Iranian born Swedish artist

Sirous Namazi (born 1970) is an Iranian born Swedish artist known for his largescale installations.

==Early life==
Namazi moved to Sweden from Iran when he was 10-years-old. He was trained at the Forum Art School in Malmö and, subsequently, the School of Art in Malmö.

== Work ==
Namazi has exhibited at the Venice Biennale in (2007) and the Biennale in Athens (2018). They have held solo exhibitions at Örebro Konsthall (2018), Lunds Konsthall (2007), and Moderna Museet (2003).

His work, Leaning Horizontal is an installation consisting of a dishevelled ICA Supermarket shelf tipped to an angle of 45 degrees.
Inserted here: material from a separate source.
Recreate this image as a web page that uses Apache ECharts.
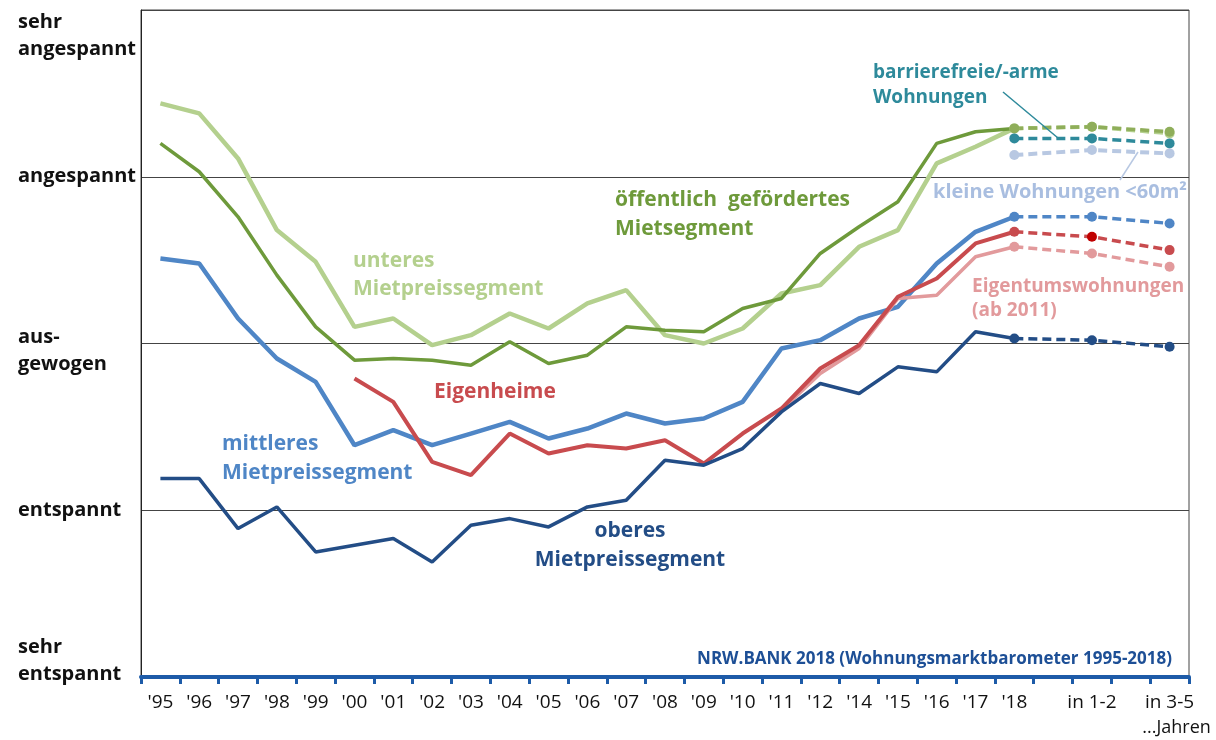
<!DOCTYPE html>
<html>
<head>
<meta charset="utf-8">
<script src="https://cdn.jsdelivr.net/npm/echarts@6/dist/echarts.min.js"></script>
<style>
  html, body { margin: 0; padding: 0; background: #fff; }
  #chart { width: 1216px; height: 740px; }
</style>
</head>
<body>
<div id="chart"></div>
<script>
// Kategorien: Jahre, danach Lücken und die Prognose-Zeitpunkte
var categories = ["'95", "'96", "'97", "'98", "'99", "'00", "'01", "'02", "'03", "'04", "'05", "'06",
  "'07", "'08", "'09", "'10", "'11", "'12", "'14", "'15", "'16", "'17", "'18", "", "in 1-2", "", "in 3-5"];

// 0 = sehr entspannt ... 4 = sehr angespannt
var levelLabels = ['sehr entspannt', 'entspannt', 'ausgewogen', 'angespannt', 'sehr angespannt'];

// Werte '95 - '18
var unteres = [3.44, 3.38, 3.11, 2.68, 2.49, 2.10, 2.15, 1.99, 2.05, 2.18, 2.09, 2.24, 2.32, 2.05, 2.00, 2.09, 2.30, 2.35, 2.58, 2.68, 3.08, 3.18, 3.29];
var oeffentlich = [3.20, 3.03, 2.76, 2.41, 2.10, 1.90, 1.91, 1.90, 1.87, 2.01, 1.88, 1.93, 2.10, 2.08, 2.07, 2.21, 2.27, 2.54, 2.70, 2.85, 3.20, 3.27, 3.29];
var mittleres = [2.51, 2.48, 2.15, 1.91, 1.77, 1.39, 1.48, 1.39, 1.46, 1.53, 1.43, 1.49, 1.58, 1.52, 1.55, 1.65, 1.97, 2.02, 2.15, 2.22, 2.48, 2.67, 2.76];
var eigenheime = [null, null, null, null, null, 1.79, 1.65, 1.29, 1.21, 1.46, 1.34, 1.39, 1.37, 1.42, 1.28, 1.46, 1.61, 1.85, 1.99, 2.28, 2.39, 2.60, 2.67];
var eigentum = [null, null, null, null, null, null, null, null, null, null, null, null, null, null, null, null, 1.60, 1.82, 1.97, 2.27, 2.29, 2.52, 2.58];
var oberes = [1.19, 1.19, 0.89, 1.02, 0.75, 0.79, 0.83, 0.69, 0.91, 0.95, 0.90, 1.02, 1.06, 1.30, 1.27, 1.37, 1.59, 1.76, 1.70, 1.86, 1.83, 2.07, 2.03];

// Prognose: '18, in 1-2, in 3-5
var progUnteres = [3.29, 3.30, 3.26];
var progOeffentlich = [3.29, 3.30, 3.27];
var progBarrierefrei = [3.23, 3.23, 3.20];
var progKlein = [3.13, 3.16, 3.14];
var progMittleres = [2.76, 2.76, 2.72];
var progEigenheime = [2.67, 2.64, 2.56];
var progEigentum = [2.58, 2.54, 2.46];
var progOberes = [2.03, 2.02, 1.98];

var FONT = '"Open Sans", "Noto Sans", sans-serif';

function prog(vals) {
  // Prognosewerte auf die Kategorien '18, in 1-2, in 3-5 legen
  var d = [];
  for (var i = 0; i < categories.length; i++) d.push(null);
  d[22] = vals[0];
  d[24] = vals[1];
  d[26] = vals[2];
  return d;
}

function solid(name, data, color, width) {
  return {
    name: name, type: 'line', data: data, symbol: 'none', smooth: false,
    lineStyle: { color: color, width: width }, z: 3
  };
}

function dashed(name, vals, color, width, midColor) {
  var d = prog(vals).map(function (v, i) {
    if (v === null) return null;
    if (i === 24 && midColor) return { value: v, itemStyle: { color: midColor } };
    return v;
  });
  return {
    name: name, type: 'line', data: d, connectNulls: true,
    symbol: 'circle', symbolSize: 10,
    itemStyle: { color: color },
    lineStyle: { color: color, width: width, type: [9, 5] }, z: 4
  };
}

var chart = echarts.init(document.getElementById('chart'));

var option = {
  animation: false,
  textStyle: { fontFamily: FONT },
  grid: {
    left: 141, right: 27, top: 10, bottom: 63,
    outerBoundsMode: 'none', containLabel: false,
    show: true, borderColor: '#444', borderWidth: 1
  },
  xAxis: {
    type: 'category',
    data: categories,
    boundaryGap: true,
    axisLine: { lineStyle: { color: '#1d5ba8', width: 4 } },
    axisTick: { show: true, interval: 0, length: 7, lineStyle: { color: '#1d5ba8', width: 3 } },
    axisLabel: {
      interval: 0, margin: 13, color: '#111', fontSize: 19, fontFamily: FONT,
      formatter: function (v) {
        if (v === 'in 3-5') return '{a|in 3-5}\n{j|...Jahren}';
        return '{a|' + v + '}';
      },
      rich: {
        a: { fontSize: 19, color: '#111', fontFamily: FONT, lineHeight: 25 },
        j: { fontSize: 18, color: '#111', fontFamily: FONT, lineHeight: 25, padding: [0, 0, 0, 14] }
      }
    },
    splitLine: { show: false }
  },
  yAxis: {
    type: 'value', min: 0, max: 4, interval: 1,
    axisLine: { show: true, lineStyle: { color: '#222', width: 1 } },
    axisTick: { show: false },
    splitLine: { show: true, lineStyle: { color: '#444', width: 1 } },
    axisLabel: {
      align: 'left', margin: 123,
      formatter: function (v) {
        var t = levelLabels[v];
        if (v === 4) return '{s51| }\n{b|sehr}\n{b|angespannt}';
        if (v === 2) return '{s15| }\n{b|aus-}\n{b|gewogen}';
        if (v === 0) return '{b|sehr}\n{b|entspannt}\n{s33| }';
        return '{b|' + t + '}';
      },
      rich: {
        b: { fontSize: 20, fontWeight: 'bold', color: '#111', lineHeight: 27, fontFamily: FONT },
        s51: { fontSize: 1, lineHeight: 51 },
        s15: { fontSize: 1, lineHeight: 15 },
        s33: { fontSize: 1, lineHeight: 33 }
      }
    }
  },
  series: [
    solid('unteres Mietpreissegment', unteres, '#b4d08e', 4.5),
    solid('öffentlich gefördertes Mietsegment', oeffentlich, '#6e9a3b', 3.5),
    solid('mittleres Mietpreissegment', mittleres, '#4f86c6', 4.5),
    solid('Eigentumswohnungen', eigentum, '#e29a9c', 3.5),
    solid('Eigenheime', eigenheime, '#c84b4e', 4),
    solid('oberes Mietpreissegment', oberes, '#234d86', 3.5),
    dashed('Prognose unteres', progUnteres, '#b4d08e', 4),
    dashed('Prognose öffentlich', progOeffentlich, '#8fae5a', 3.5),
    dashed('Prognose barrierefrei', progBarrierefrei, '#2e8a9b', 3.5),
    dashed('Prognose klein', progKlein, '#b8c8e2', 4),
    dashed('Prognose mittleres', progMittleres, '#4f86c6', 3.5),
    dashed('Prognose Eigenheime', progEigenheime, '#c84b4e', 3.5, '#c00000'),
    dashed('Prognose Eigentum', progEigentum, '#e29a9c', 3.5),
    dashed('Prognose oberes', progOberes, '#234d86', 3.5)
  ],
  graphic: [
    { type: 'text', x: 353, y: 247, z: 10, style: { text: 'unteres\nMietpreissegment', fill: '#b4d08e', font: 'bold 21px ' + FONT, lineHeight: 28, textAlign: 'left', textVerticalAlign: 'top' } },
    { type: 'text', x: 615, y: 186, z: 10, style: { text: 'öffentlich  gefördertes\nMietsegment', fill: '#6e9a3b', font: 'bold 21px ' + FONT, lineHeight: 29, textAlign: 'left', textVerticalAlign: 'top' } },
    { type: 'text', x: 434, y: 378, z: 10, style: { text: 'Eigenheime', fill: '#c84b4e', font: 'bold 21px ' + FONT, lineHeight: 28, textAlign: 'left', textVerticalAlign: 'top' } },
    { type: 'text', x: 222, y: 430, z: 10, style: { text: 'mittleres\nMietpreissegment', fill: '#4f86c6', font: 'bold 21px ' + FONT, lineHeight: 29, textAlign: 'left', textVerticalAlign: 'top' } },
    { type: 'text', x: 630, y: 517, z: 10, style: { text: 'oberes\nMietpreissegment', fill: '#234d86', font: 'bold 21px ' + FONT, lineHeight: 29, textAlign: 'center', textVerticalAlign: 'top' } },
    { type: 'text', x: 873, y: 60, z: 10, style: { text: 'barrierefreie/-arme\nWohnungen', fill: '#2e8a9b', font: 'bold 19px ' + FONT, lineHeight: 25, textAlign: 'left', textVerticalAlign: 'top' } },
    { type: 'text', x: 933, y: 180, z: 10, style: { text: 'kleine Wohnungen <60m²', fill: '#a9bee0', font: 'bold 20px ' + FONT, lineHeight: 24, textAlign: 'left', textVerticalAlign: 'top' } },
    { type: 'text', x: 972, y: 275, z: 10, style: { text: 'Eigentumswohnungen\n(ab 2011)', fill: '#e29a9c', font: 'bold 19px ' + FONT, lineHeight: 24, textAlign: 'left', textVerticalAlign: 'top' } },
    { type: 'text', x: 1172, y: 659, z: 10, style: { text: 'NRW.BANK 2018 (Wohnungsmarktbarometer 1995-2018)', fill: '#1d4f96', font: 'bold 17px ' + FONT, textAlign: 'right', textVerticalAlign: 'middle' } },
    { type: 'line', z: 10, shape: { x1: 1003, y1: 92, x2: 1058, y2: 138 }, style: { stroke: '#2e8a9b', lineWidth: 1.5 } },
    { type: 'line', z: 10, shape: { x1: 1120, y1: 180, x2: 1138, y2: 152 }, style: { stroke: '#b8c8e2', lineWidth: 1.5 } }
  ]
};

chart.setOption(option);
</script>
</body>
</html>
Periphery III is a balcony with satellite dish mounted high up on a telephone pylon.The work is using the symbol of a suburban balcony, with an observation point of the local neighbourhood, to showcase the more distant world in focus coming in through the satellite dish.

==Public art==
Namazi created a permanent public artwork, Reconstruction, for the Court of Appeals building in Umeå.

==Collections==
Namazi's work is held in the permanent collection of the Moderna Museet, and the Magazin III Museum for Contemporary Art which holds several of his works.

==Personal life==
Namazi lives and works in Stockholm.